In this course, we aim to introduce methods that will enable students to study a “high-dimensional” dataset (here, “high-dimensional” is taken in the sense that we can’t simply graph all the variables for all the observations) without resorting to a probabilistic model. The techniques we teach are used to reduce the dimension of the data, identify certain correlation between variables, visualize the data or divide the dataset into groups/classes.

Without neglecting the theory, the emphasis will be on the practical aspect of data analysis and the use of a programming language, whether R, Python or other.

Place of the course in the program

This course is generally taken by students in their second year of a bachelor’s degree in statistics. It is also an elective in actuarial science, mathematics and some engineering and business programs.

All students should ensure that they have taken at least one linear algebra course (e.g. MAT-1200) and one basic statistics course (e.g. STT-1000), as most data analysis methods are based on these concepts.
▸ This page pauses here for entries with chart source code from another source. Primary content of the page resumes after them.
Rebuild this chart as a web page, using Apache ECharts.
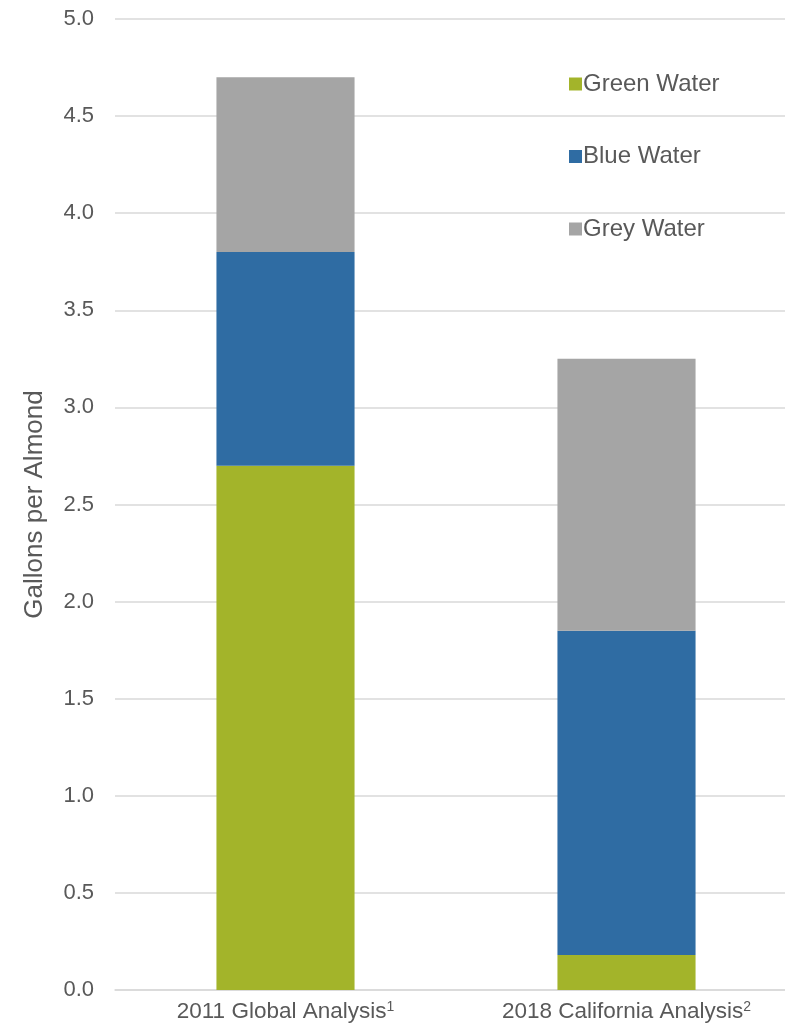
<!DOCTYPE html>
<html>
<head>
<meta charset="utf-8">
<script src="https://cdn.jsdelivr.net/npm/echarts@6/dist/echarts.min.js"></script>
<style>
  html, body { margin: 0; padding: 0; background: #fff; overflow: hidden; }
  #chart { width: 785px; height: 1032px; }
</style>
</head>
<body>
<div id="chart"></div>
<script>
// Water footprint of one almond, split by water type
const categories = ['2011 Global Analysis', '2018 California Analysis'];
const footnotes = ['1', '2'];
const greenWater = [2.7, 0.18];
const blueWater = [1.1, 1.67];
const greyWater = [0.9, 1.4];

const colors = { green: '#a3b42a', blue: '#2f6ca3', grey: '#a5a5a5' };
const textColor = '#595959';

const chart = echarts.init(document.getElementById('chart'));

function stackSeries(name, data, color) {
  return {
    name: name,
    type: 'bar',
    stack: 'water',
    data: data,
    barWidth: '40.5%',
    itemStyle: { color: color },
    emphasis: { disabled: true }
  };
}

chart.setOption({
  animation: false,
  textStyle: { fontFamily: 'Liberation Sans, Arial, sans-serif' },
  // plot area runs past the right edge so the gridlines bleed off the page
  grid: { left: 115, top: 19, width: 682, height: 971, outerBoundsMode: 'none' },
  legend: {
    orient: 'vertical',
    left: 564,
    top: 67,
    itemWidth: 13,
    itemHeight: 13,
    itemGap: 48.5,
    icon: 'rect',
    textStyle: { fontSize: 24, color: textColor, padding: [0, 0, 0, -4] },
    data: ['Green Water', 'Blue Water', 'Grey Water']
  },
  xAxis: {
    type: 'category',
    data: categories,
    axisTick: { show: false },
    axisLine: { lineStyle: { color: '#d9d9d9', width: 1.5 } },
    axisLabel: {
      margin: 10,
      formatter: function (value, idx) {
        return '{t|' + value + '}{s|' + footnotes[idx] + '}';
      },
      rich: {
        t: { fontSize: 22.5, color: textColor },
        s: { fontSize: 14, color: textColor, verticalAlign: 'top', padding: [0, 0, 10, 0] }
      }
    }
  },
  yAxis: {
    type: 'value',
    min: 0,
    max: 5,
    interval: 0.5,
    name: 'Gallons per Almond',
    nameLocation: 'middle',
    nameGap: 67,
    nameTextStyle: { fontSize: 26, color: textColor },
    axisLabel: {
      margin: 21,
      fontSize: 22,
      color: textColor,
      formatter: function (v) { return v.toFixed(1); }
    },
    axisLine: { show: false },
    axisTick: { show: false },
    splitLine: { lineStyle: { color: '#d9d9d9', width: 1.5 } }
  },
  series: [
    stackSeries('Green Water', greenWater, colors.green),
    stackSeries('Blue Water', blueWater, colors.blue),
    stackSeries('Grey Water', greyWater, colors.grey)
  ]
});
</script>
</body>
</html>
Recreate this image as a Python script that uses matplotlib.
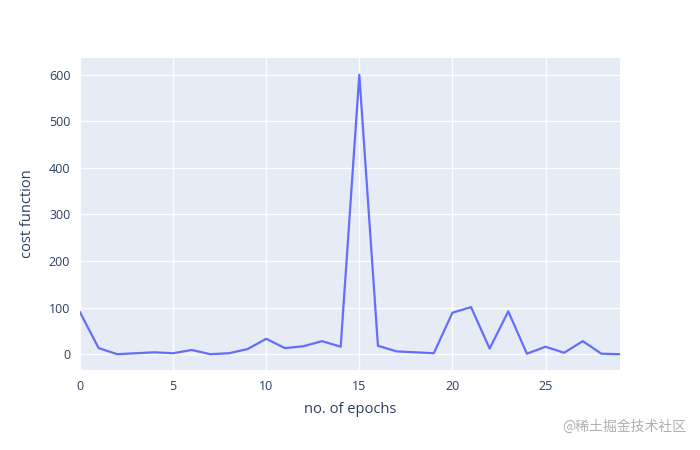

Students should also have some familiarity with basic algorithmic concepts, as well as with (at least) one programming language.

Specific objectives

By the end of the course, students should be able to:

  • understand and describe the theoretical foundations of the data analysis methods studied;
  • correctly identify situations where the use of these methods is indicated;
  • use a programming language effectively to implement these methods;
  • analyze and interpret the results of analysis;
  • formulate the conclusions of the analysis in writing, within the limits of the methodology.

Computer equipment

You may need a computer, speakers or headphones, a microphone, a webcam and a wired broadband or wireless Internet connection. To check the minimum configuration parameters for your operating system, please visit this page.

In addition, this course may require specific software requirements, which will be described in other sections of the course outline as appropriate.

How it works

Classes and exams will take place face-to-face on Tuesday and Friday mornings, but materials will be available online. In general, the Friday session will be a lecture session, and the Tuesday session will be dedicated to practical exercises carried out independently by students with the support of the teacher.

Pedagogical approaches

The preferred teaching approach is interactive lectures (Fridays) alternating with laboratory periods (Tuesdays). The pedagogical approach is very much geared to active learning and requires sustained commitment from students throughout the session.